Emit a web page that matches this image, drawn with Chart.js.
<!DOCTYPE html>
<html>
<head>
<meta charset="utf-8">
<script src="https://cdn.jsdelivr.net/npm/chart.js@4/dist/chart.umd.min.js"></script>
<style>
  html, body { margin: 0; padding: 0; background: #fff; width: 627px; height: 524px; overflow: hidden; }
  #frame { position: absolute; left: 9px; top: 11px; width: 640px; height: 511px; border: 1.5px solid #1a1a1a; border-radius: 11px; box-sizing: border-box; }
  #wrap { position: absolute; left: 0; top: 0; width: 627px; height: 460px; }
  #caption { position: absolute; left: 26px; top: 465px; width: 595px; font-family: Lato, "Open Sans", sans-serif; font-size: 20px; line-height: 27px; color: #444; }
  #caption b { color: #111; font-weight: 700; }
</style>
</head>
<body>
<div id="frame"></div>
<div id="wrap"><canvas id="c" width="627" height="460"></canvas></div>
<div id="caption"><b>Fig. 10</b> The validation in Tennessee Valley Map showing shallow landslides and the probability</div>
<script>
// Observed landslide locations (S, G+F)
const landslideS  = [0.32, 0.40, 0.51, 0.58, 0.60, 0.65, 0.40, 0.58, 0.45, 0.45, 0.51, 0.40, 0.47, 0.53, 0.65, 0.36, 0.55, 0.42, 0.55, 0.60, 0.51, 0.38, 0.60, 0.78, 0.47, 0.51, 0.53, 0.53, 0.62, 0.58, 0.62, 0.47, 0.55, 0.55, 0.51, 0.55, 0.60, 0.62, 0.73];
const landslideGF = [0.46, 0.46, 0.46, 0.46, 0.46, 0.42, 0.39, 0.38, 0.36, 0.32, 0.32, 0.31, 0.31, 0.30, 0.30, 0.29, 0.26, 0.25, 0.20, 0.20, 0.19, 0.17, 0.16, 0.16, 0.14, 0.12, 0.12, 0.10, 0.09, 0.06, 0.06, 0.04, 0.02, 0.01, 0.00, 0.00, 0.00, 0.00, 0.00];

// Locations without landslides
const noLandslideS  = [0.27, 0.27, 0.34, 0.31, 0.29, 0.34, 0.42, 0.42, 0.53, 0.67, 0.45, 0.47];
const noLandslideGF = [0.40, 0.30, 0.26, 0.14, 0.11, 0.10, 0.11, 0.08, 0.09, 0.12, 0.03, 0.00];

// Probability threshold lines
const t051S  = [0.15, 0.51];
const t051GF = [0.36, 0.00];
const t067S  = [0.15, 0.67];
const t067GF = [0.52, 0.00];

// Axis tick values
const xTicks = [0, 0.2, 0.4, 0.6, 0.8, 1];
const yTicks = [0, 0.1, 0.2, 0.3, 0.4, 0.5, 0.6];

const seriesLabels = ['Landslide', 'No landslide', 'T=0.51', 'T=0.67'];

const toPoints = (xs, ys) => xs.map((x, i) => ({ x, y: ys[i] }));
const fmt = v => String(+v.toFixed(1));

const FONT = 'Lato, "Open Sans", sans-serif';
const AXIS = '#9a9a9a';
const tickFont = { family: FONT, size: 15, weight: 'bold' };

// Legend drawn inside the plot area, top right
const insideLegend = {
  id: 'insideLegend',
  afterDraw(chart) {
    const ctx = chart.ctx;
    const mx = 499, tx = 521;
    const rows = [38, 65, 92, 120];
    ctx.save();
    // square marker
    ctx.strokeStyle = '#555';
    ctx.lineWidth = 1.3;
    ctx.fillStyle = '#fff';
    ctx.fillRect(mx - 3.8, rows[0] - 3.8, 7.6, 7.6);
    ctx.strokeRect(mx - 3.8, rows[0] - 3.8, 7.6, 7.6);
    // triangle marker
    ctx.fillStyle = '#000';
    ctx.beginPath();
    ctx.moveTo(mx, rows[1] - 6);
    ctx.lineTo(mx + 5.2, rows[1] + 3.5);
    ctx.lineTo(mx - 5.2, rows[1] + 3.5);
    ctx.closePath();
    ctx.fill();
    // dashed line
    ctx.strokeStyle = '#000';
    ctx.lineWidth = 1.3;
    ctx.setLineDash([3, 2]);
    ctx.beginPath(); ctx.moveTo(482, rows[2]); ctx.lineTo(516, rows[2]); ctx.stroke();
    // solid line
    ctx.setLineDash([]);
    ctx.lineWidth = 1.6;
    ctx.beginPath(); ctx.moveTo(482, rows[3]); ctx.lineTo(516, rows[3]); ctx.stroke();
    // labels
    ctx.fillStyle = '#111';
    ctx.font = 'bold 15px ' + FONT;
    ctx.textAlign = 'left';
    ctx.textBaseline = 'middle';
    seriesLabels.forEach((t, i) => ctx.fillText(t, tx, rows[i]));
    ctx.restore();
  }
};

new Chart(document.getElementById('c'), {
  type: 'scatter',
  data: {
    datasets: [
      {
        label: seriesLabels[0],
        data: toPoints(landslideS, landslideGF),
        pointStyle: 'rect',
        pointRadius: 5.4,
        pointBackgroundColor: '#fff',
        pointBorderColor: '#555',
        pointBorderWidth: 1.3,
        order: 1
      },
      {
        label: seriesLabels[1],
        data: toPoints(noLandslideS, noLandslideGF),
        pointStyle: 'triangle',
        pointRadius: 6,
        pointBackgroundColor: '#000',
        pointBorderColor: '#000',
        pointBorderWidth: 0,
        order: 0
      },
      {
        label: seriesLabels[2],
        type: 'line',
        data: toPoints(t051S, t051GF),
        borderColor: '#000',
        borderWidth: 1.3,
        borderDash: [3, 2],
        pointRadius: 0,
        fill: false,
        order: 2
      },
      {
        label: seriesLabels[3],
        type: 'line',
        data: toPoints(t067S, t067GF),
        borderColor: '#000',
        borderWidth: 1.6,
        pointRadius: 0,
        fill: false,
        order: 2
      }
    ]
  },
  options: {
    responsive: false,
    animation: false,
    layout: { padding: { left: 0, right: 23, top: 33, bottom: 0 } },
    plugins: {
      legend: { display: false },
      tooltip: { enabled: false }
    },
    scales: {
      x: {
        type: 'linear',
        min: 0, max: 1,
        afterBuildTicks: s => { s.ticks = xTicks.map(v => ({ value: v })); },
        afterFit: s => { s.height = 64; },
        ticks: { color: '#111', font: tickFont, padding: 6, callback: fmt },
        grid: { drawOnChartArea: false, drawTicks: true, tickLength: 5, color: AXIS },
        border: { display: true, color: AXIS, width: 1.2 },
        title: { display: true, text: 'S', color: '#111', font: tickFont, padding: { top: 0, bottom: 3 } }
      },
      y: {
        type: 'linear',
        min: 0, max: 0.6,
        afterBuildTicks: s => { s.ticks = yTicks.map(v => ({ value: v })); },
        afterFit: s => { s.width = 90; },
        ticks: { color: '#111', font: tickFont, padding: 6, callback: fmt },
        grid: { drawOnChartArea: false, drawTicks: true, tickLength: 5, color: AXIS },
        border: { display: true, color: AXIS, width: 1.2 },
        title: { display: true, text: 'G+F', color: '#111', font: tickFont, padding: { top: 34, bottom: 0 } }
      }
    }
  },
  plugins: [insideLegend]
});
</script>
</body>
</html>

━━━

WHAT IS ASKED: Where a line contains "drawn", copy that line.

FINAL RESULT:
Emit a web page that matches this image, drawn with Chart.js.
// Legend drawn inside the plot area, top right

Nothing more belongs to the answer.